Rob Bagchi 

Lamenting a lost home to pursuers of sporting trivia

Rob Bagchi: When the Colindale library closes in 2012 the fear is that another refuge for the metaphorical anorak will not take its place
  
  

Colindale library
The internet provides things we could never have envisaged but Colindale library’s sense of community may be lost forever. Photograph: martin argles Photograph: martin argles

Last week's announcement that the British Library's newspaper depository at Colindale will be shutting its doors in 2012 is a significant blow for sports fans. Over the past decade I have spent hours absorbed in its collection and quickly recognised that a considerable proportion of the community that gathered there were people engaged in research on football, whether writing books or simply finding the material to furnish their own peculiar obsessions. On some days they would even outnumber the family tree surgeons who, with pencils poised, would painstakingly leaf through reams of newsprint in search of an elusive mention of an obscure ancestor.

When Sportspages, the Charing Cross Road book shop, closed down I had often wondered where those who had found a haven among its statistical histories had ended up. The man who reeked of Dettol and spent years crouched on his haunches by the football shelves furiously eviscerating each Breedon club complete record and jotting down his finds, or the hare-eyed chap with the roll-up permanently wedged behind his ear who would badger the staff to open each incoming box from a particular publisher with the rather disarming cry of "Anything fresh?"

The answer was simple enough – they had moved up the Northern Line and been displaced to Colindale and they had substituted local newspapers for reference books as their primary resources. Many seemed to be engaged on projects that would not only never get published but also actually never get written, the quest to produce something definitive ultimately making the perpetual research process an end in itself. I remember one telling me that he was aiming to compile the greatest database of UK swimming records in history and found the very elusiveness of the material the fascination of the challenge. To my knowledge it has never seen the light of day but I confidently expect to see him on my next visit to the library still beavering away.

I can sympathise with the predicament. There is no better way to get a flavour of the football era you are writing about than to immerse yourself in the contemporary reports in local newspapers. The problem is that it is endlessly diverting – come across a report of boys found guilty of stealing tomatoes from a greenhouse and sent for "borstal training" or an advert that reads "Lager used to be a summer drink, until Skol!" and your mind can wander away from your quest to find out how Leicester City's Colin Appleton had fared in a match against Burnley. But for putting flesh on the bones of your subject, I can think of no more rewarding distraction.

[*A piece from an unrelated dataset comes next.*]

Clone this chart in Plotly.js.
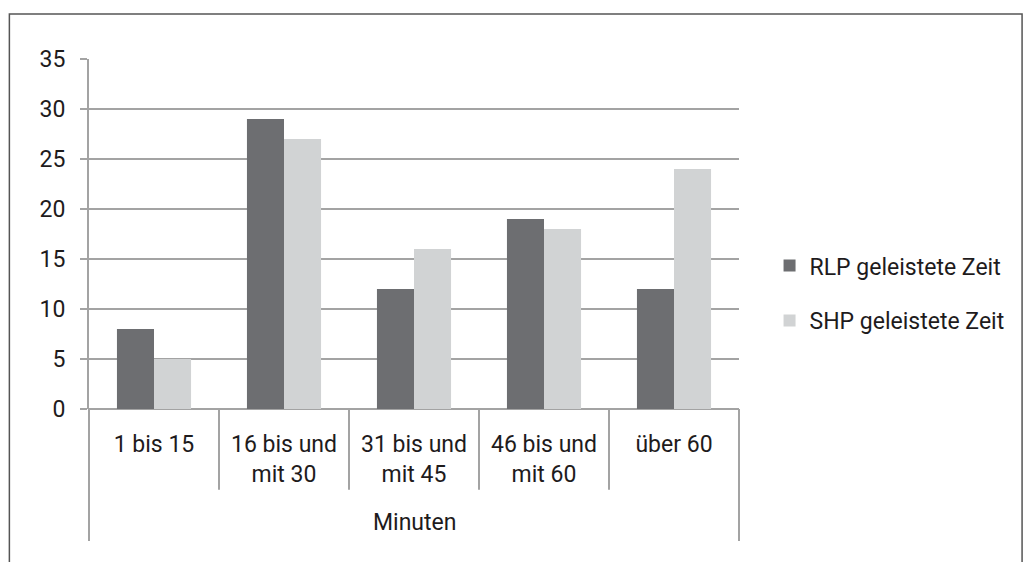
<!DOCTYPE html>
<html>
<head>
<meta charset="utf-8">
<script src="https://cdn.plot.ly/plotly-3.0.1.min.js"></script>
<style>html,body{margin:0;padding:0;background:#fff;}#chart{width:1024px;height:562px;}</style>
</head>
<body>
<div id="chart"></div>
<script>
const categories = ["1 bis 15", "16 bis und<br>mit 30", "31 bis und<br>mit 45", "46 bis und<br>mit 60", "über 60"];
const groupLabel = "Minuten";
const rlpName = "RLP geleistete Zeit";
const shpName = "SHP geleistete Zeit";
const rlpValues = [8, 29, 12, 19, 12];
const shpValues = [5, 27, 16, 18, 24];
const yTicks = [0, 5, 10, 15, 20, 25, 30, 35];

const FONT = "Roboto, sans-serif";
const FS = 23;
const TXT = "#1e1b1c";
const LINE = "#a3a3a3";
const idx = categories.map((_, i) => i);

const traces = [
  {type: "bar", name: rlpName, x: idx, y: rlpValues, marker: {color: "#6d6e71"}, legendgroup: "a", hoverinfo: "y"},
  {type: "bar", name: shpName, x: idx, y: shpValues, marker: {color: "#d1d3d4"}, legendgroup: "b", hoverinfo: "y"}
];

const shapes = [];
const n = categories.length;
for (let i = 0; i <= n; i++) {
  const edge = (i === 0 || i === n);
  shapes.push({type: "line", xref: "paper", yref: "paper", x0: i / n, x1: i / n, y0: 0, y1: edge ? -0.377 : -0.231,
    line: {color: LINE, width: 2}});
}
shapes.push({type: "rect", xref: "paper", yref: "paper", x0: -0.1225, x1: 1.4355, y0: 1.1286, y1: -0.7,
  line: {color: "#555", width: 1.5}, fillcolor: "rgba(0,0,0,0)", layer: "below"});

const layout = {
  width: 1024, height: 562,
  margin: {l: 89, r: 285, t: 59, b: 153},
  paper_bgcolor: "#fff", plot_bgcolor: "#fff",
  font: {family: FONT, size: FS, color: TXT},
  barmode: "group", bargap: 0.43, bargroupgap: 0,
  showlegend: true,
  legend: {x: 1.047, xanchor: "left", y: 0.331, yanchor: "middle", traceorder: "grouped", tracegroupgap: 22,
    font: {family: FONT, size: FS, color: TXT}, bgcolor: "rgba(0,0,0,0)"},
  xaxis: {range: [-0.5, n - 0.5], tickvals: idx, ticktext: categories, ticks: "", showgrid: false,
    zeroline: false, showline: false, tickfont: {family: FONT, size: FS, color: TXT}, ticklabelstandoff: 19, fixedrange: true},
  yaxis: {range: [0, 35], tickvals: yTicks, ticks: "outside", ticklen: 7, tickwidth: 2, tickcolor: LINE,
    showgrid: true, gridcolor: LINE, gridwidth: 2, zeroline: true, zerolinecolor: LINE, zerolinewidth: 2,
    showline: true, linecolor: LINE, linewidth: 2, tickfont: {family: FONT, size: FS, color: TXT}, ticklabelstandoff: 10, fixedrange: true},
  shapes: shapes,
  annotations: [{text: groupLabel, xref: "paper", yref: "paper", x: 0.5, y: -0.323, xanchor: "center", yanchor: "middle",
    showarrow: false, font: {family: FONT, size: FS, color: TXT}}]
};

Plotly.newPlot("chart", traces, layout, {displayModeBar: false, staticPlot: true});
</script>
</body>
</html>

The bones themselves from 1970 onwards, at least if you're interested in league clubs, can, of course, be found in the pages of what habit still forces me to call "Rothmans". Those beloved blue, fractured spines that adorn my bookshelves are the positive legacy the firm that promoted itself as the jet-setter's oily rag of choice has left a generation of fans. Unlike Wisden with its breadth of beautiful writing and its fascinating byways that could steal away your day, its football counterpart's principal attribute is the comprehensive detail of the data.

Even in its modern guise, the yearbook continues to fulfil its remit of providing the authoritative seasonal summary. But now that all the statistics you may ever want are no more than a few clicks away, the game's "bible" has become for me more of a traditional purchase than the much-anticipated herald that a new season is upon us. Gone are the days, too, when in the shop we would expect to sell 400 copies on publication date and wrap up a thousand by the time the Charity Shield kicked off.

It was never my favourite annual – that dubious honour goes to the Almanacco Illustrato del Calcio, Panini's peerless Italian reference. We used to shift those by the hundred, too, as well as Finnish Jalkapallokirjas, Spanish Don Balónes and Dutch Voetbals. If you wanted to find out about European football back in those days, there was no other place to start. It's brilliant that you can access most of that information for free now but I still mourn the loss of the camaraderie felt by subscribers to those defiantly "old technology" volumes.

We used to refer to it jokingly as statistical pornography but the majority of its devotees exhibited such a charming and self‑knowing helplessness about their infatuations that their enthusiasm shaped the atmosphere of the shop and sustained the business for years.

When Colindale closes in 2012 I fear that another refuge for the trivia-enchanted sports fan will not take its place, somewhere that you could always wear your metaphorical anorak with pride. The internet provides things we could never have envisaged but the library's sense of community may be lost forever. I shall miss it.